───── Available data ─────
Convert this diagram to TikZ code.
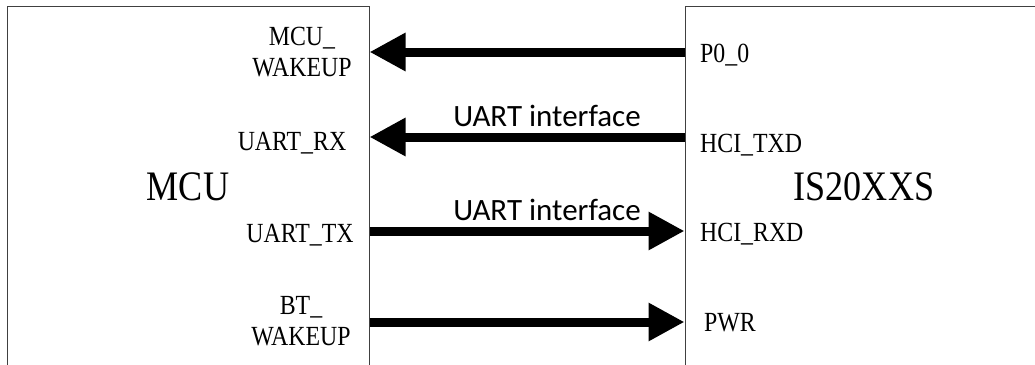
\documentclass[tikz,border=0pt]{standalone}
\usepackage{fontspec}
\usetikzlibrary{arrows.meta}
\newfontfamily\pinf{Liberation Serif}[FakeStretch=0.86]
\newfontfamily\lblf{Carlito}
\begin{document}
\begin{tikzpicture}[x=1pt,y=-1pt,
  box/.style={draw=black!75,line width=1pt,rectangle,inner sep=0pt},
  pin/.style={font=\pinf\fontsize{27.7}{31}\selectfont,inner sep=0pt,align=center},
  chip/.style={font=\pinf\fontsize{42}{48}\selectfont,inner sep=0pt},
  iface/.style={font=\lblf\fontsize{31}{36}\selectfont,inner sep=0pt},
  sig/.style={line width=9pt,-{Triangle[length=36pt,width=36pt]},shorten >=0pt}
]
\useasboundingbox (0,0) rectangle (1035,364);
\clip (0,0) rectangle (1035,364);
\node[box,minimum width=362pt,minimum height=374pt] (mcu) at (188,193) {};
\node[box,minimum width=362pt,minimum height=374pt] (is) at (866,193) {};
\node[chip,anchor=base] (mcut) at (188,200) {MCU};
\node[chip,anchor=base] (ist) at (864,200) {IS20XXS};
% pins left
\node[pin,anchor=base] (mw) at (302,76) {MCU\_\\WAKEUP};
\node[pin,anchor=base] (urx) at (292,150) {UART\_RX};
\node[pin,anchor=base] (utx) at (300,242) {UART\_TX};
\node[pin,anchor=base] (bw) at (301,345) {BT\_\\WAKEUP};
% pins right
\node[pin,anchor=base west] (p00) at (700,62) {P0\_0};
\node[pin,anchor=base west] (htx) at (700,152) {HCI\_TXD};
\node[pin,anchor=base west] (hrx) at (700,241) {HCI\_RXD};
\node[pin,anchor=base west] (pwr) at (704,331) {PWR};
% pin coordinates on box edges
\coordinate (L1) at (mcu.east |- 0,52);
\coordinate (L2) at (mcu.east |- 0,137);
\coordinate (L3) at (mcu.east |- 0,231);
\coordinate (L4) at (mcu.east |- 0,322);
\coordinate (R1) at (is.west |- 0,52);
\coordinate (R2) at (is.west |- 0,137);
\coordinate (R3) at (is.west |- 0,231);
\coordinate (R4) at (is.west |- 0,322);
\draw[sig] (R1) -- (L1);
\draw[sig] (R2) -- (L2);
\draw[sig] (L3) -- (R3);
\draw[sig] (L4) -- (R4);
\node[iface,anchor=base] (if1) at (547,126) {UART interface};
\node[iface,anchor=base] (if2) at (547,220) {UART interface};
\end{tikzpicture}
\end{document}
─────
───── Available data ─────
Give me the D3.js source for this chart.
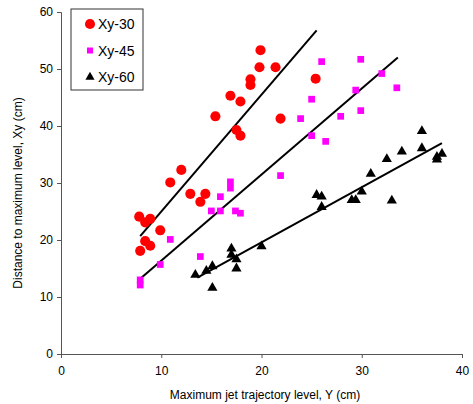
─────
◆ **Task instructions**: Tally how many lines in the material above hold the word "this". Write only that number.

◆ **Right answer**: 2